Five geoelectric cross sections are constructed in the study area.
from geoelectric cross section A - À : It is running in the South - North
direction at the eastern side of River Nile. First layer exhibits wide range of resistivity
ranging from 260 to 2565 Ohm.m. This layer is composed of loose sand and gravels
that represent the Wadi deposits. The second layer has a resistivity range varies
between 12 and 16 Ohm.m and thickness ranges from 30 to 80 m. It composed of
sand and clay deposits. The third layer has resistivity range varies from 5 to 7 Ohm.m
and thickness ranged between 40 and 160 m. This low resistivity range and the great
thickness can be explained by Pliocene clay deposits .The fourth layer in this cross
section has resistivity range varies from 22 to 24 Ohm.m. The lithologic information
of the two wells in this section indicates presence of marl limestone deposits .
from geoelectric cross section B - B ̀ :It is running in NW – SE direction at
the eastern side of River Nile. First layer of this section characterized by resistivity
range varies from 176 to 2522 Ohm.m and thickness ranged between 5 and 25 m. As
mentioned before, it consists of loose sand and gravels which represent the Wadi
deposits. The second layer exhibit resistivity values vary from 14 to 19 Ohm.m and
thickness ranges from 20 to 100 m. it composed of sandy clay deposits. The third
layer has resistivity range ranges from 8 to 10 Ohm.m and thickness varies from 15 to
150 m. This layer is attributed to Pliocene clay. The fourth geoelectric layer
composed of limestone deposits and characterized by resistivity range varies from 16
to 19 Ohm.m .
from geoelectric cross section C - C ̀ :This geoelectric cross section was
constructed at western side of River Nile. The main purpose of this cross section is
getting a clear idea about the groundwater potentiality on Quaternary aquifer at the
study area .Four geoelectric units were recognized, the first layer has resistivity varies
from 5 to 16 Ohm.m and thickness ranging from 4 to 16 m. This layer is attributed to
silt clay of Neonile deposits. The second layer has a resistivity range varies from 17
and 20 Ohm.m and thickness ranging from 20 to 150 m. It composed also from sandy
clay deposits. The third layer characterized by resistivity range varies from 7 to 8
Ohm.m, and thickness ranges from 40 to 160 m, which reflects Pliocene clay deposits.

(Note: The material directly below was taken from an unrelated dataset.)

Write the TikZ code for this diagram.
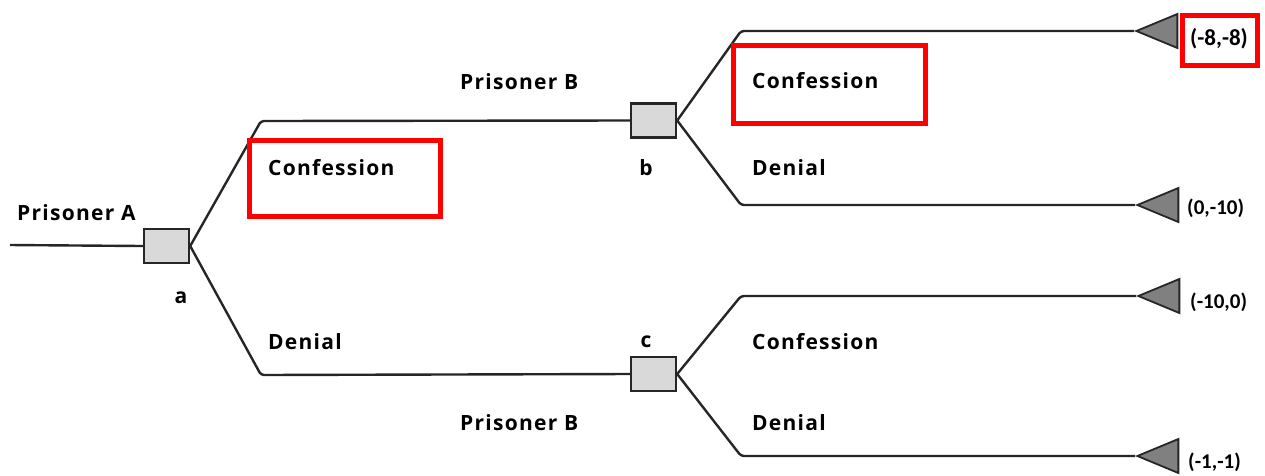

The fourth layer represented by marl limestone of Eocene deposits. This layer was
recorded at the western part of the section. It characterized by resistivity range varies
from 22 to 23 Ohm.m.
from geoelectric cross section D-D ̀ : This geoelectric cross section was
constructed at western side of River Nile. Four layers were detected. First layer
exhibits wide range of resistivity ranging from 6 to 17 Ohm.m. This layer is
composed of Nile silt and clay. The second layer has a resistivity range varies
between 17 and 20 Ohm.m and thickness ranges from 10 to 250 m. It composed of
sandy clay deposits. The third layer has resistivity range varies from 7 to 9 Ohm.m
and thickness ranged between 40 and 250 m. This low resistivity range and the great
thickness can be explained by Pliocene clay deposits. The fourth layer in this cross
section represents marly limestone Eocene deposits. It has resistivity range value 22
Ohm.m. The calculated thickness reaches to more than 250 m.
from geoelectric cross section E-E ̀ :This geoelectric cross section was
constructed at western side of River Nile. Four geoelectric units were recognized, the
first layer has resistivity varies from 5 to 18 Ohm.m and thickness ranging from 5 to
20 m. This layer is composed of Nile silt and clay. The second layer has a resistivity
range varies from 17 and 20 Ohm.m and thickness ranging from 20 to 100 m. It
composed also of sandy clay deposits. The third layer characterized by resistivity
range varies from 8 to 9 Ohm.m, and thickness ranges from 140 to 250 m.